_EXERCISE INSTRUCTIONS:_ Provide nothing but the number of lines containing the string "chart".

++++++++++++++++++++

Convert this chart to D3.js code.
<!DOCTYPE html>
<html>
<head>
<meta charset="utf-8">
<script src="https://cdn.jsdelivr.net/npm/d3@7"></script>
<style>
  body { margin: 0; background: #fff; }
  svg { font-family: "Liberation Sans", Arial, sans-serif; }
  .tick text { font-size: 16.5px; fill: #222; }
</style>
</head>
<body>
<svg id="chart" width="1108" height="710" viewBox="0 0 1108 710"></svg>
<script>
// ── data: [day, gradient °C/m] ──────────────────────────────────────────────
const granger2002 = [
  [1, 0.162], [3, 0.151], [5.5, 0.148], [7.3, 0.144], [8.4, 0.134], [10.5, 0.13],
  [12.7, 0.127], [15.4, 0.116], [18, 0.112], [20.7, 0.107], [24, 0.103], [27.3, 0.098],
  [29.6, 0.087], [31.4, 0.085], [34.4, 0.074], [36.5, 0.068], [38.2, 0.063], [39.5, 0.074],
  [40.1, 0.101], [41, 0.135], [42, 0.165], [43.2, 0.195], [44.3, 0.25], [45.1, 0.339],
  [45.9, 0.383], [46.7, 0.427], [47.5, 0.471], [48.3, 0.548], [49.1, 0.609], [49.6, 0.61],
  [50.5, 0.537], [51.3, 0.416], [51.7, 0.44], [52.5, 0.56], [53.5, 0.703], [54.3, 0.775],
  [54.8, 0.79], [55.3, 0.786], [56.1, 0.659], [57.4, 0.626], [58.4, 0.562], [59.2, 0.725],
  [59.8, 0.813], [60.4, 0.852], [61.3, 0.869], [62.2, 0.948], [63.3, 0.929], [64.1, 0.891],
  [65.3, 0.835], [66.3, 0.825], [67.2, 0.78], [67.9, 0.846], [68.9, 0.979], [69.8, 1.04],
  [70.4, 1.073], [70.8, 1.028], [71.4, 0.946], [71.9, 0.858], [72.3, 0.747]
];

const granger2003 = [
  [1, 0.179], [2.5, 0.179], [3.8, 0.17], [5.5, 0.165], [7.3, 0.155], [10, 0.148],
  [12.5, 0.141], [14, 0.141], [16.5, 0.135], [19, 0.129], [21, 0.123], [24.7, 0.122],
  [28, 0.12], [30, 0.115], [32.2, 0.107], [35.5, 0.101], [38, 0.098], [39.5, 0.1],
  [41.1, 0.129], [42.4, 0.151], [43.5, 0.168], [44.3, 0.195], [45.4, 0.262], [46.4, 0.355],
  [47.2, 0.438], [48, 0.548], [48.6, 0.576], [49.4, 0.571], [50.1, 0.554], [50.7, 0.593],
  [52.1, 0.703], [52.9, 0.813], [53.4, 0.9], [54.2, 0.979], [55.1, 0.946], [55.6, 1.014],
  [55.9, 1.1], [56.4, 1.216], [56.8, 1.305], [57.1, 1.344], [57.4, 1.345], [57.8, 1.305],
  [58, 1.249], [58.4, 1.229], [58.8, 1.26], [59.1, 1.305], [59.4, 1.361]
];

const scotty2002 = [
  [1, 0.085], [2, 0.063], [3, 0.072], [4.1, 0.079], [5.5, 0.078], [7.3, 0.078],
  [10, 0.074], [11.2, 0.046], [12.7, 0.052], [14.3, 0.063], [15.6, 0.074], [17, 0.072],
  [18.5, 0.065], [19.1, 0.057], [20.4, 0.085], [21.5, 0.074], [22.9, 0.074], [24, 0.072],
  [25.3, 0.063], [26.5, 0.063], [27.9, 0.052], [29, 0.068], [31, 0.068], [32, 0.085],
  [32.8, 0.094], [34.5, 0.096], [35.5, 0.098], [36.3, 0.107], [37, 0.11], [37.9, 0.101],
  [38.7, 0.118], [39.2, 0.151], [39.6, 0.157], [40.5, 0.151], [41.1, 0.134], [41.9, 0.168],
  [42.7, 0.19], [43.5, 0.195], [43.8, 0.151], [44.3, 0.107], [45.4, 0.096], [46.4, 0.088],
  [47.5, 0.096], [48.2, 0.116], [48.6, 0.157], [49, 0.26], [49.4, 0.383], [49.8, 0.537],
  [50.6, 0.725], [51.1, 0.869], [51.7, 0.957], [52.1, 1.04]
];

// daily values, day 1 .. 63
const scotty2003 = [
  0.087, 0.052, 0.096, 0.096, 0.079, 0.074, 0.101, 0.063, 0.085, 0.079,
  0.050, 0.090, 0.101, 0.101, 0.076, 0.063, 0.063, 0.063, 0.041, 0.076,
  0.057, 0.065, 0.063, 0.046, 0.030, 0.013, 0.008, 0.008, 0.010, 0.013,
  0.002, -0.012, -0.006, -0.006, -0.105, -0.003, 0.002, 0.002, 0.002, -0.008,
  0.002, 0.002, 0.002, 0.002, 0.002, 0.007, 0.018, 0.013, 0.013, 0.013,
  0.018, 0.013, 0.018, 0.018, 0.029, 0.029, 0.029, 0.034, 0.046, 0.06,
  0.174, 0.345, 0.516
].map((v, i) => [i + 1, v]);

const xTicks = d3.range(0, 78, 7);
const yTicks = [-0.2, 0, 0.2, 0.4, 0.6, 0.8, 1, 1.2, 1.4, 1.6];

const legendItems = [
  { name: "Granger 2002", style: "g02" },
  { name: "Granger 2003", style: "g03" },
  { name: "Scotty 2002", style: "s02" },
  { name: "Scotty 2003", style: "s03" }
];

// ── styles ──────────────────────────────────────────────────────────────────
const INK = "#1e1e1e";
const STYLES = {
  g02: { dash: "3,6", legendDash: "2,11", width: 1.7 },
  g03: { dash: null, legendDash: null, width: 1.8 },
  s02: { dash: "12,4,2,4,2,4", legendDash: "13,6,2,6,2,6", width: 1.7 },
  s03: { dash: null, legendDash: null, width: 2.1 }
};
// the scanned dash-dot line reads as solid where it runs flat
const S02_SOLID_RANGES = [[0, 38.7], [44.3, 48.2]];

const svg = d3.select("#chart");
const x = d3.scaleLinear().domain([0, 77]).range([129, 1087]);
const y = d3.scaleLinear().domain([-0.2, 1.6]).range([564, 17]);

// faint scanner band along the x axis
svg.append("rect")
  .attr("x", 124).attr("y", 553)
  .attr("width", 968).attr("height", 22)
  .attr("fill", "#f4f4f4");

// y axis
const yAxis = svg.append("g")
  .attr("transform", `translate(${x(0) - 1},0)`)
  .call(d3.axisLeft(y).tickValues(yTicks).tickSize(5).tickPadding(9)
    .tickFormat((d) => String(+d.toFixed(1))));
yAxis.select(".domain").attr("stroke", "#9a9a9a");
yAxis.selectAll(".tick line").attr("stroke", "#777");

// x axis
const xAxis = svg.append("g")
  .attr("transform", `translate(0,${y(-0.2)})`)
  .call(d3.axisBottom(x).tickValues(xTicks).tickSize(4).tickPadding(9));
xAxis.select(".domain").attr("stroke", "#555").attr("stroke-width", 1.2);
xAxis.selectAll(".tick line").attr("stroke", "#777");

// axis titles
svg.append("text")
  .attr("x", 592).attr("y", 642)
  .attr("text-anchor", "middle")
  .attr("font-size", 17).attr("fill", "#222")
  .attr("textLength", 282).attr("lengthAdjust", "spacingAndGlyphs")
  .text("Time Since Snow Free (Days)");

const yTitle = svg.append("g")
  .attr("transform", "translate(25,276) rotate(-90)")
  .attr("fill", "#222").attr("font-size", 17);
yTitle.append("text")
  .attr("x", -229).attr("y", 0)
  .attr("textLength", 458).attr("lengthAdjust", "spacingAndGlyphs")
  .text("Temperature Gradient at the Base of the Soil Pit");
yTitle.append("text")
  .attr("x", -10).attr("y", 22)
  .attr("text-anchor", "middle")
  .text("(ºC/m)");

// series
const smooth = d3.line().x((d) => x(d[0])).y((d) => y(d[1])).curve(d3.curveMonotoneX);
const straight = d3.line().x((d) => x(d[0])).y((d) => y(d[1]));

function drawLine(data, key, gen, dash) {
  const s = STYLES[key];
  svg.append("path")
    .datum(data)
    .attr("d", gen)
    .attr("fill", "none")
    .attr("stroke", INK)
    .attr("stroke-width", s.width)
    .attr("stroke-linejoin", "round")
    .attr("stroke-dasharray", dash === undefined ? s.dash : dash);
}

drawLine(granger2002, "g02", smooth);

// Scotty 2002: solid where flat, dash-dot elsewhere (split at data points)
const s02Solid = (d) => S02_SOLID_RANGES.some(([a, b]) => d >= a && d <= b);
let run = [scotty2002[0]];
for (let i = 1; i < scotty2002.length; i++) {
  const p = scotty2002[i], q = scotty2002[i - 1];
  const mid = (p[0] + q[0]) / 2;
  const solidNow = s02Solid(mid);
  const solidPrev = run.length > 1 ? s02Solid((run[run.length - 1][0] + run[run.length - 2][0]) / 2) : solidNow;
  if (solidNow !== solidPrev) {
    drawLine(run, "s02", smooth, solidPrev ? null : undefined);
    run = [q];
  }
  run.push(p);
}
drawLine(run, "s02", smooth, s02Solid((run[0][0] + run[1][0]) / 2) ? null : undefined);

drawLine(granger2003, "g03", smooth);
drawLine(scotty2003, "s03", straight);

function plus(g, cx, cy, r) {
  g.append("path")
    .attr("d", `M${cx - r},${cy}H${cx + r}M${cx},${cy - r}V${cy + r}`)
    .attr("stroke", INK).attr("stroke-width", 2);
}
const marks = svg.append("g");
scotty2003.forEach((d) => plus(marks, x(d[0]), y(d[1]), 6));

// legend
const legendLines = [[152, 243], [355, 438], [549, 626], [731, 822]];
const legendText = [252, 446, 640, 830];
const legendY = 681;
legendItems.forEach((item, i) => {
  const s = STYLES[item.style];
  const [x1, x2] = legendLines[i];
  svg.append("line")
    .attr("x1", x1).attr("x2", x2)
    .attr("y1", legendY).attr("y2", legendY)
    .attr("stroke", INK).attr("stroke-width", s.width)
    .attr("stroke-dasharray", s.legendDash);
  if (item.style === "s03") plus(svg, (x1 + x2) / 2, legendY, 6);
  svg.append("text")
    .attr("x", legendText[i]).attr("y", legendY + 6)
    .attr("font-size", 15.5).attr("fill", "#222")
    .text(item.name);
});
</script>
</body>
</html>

++++++++++++++++++++

_FINISHED TASK:_ 3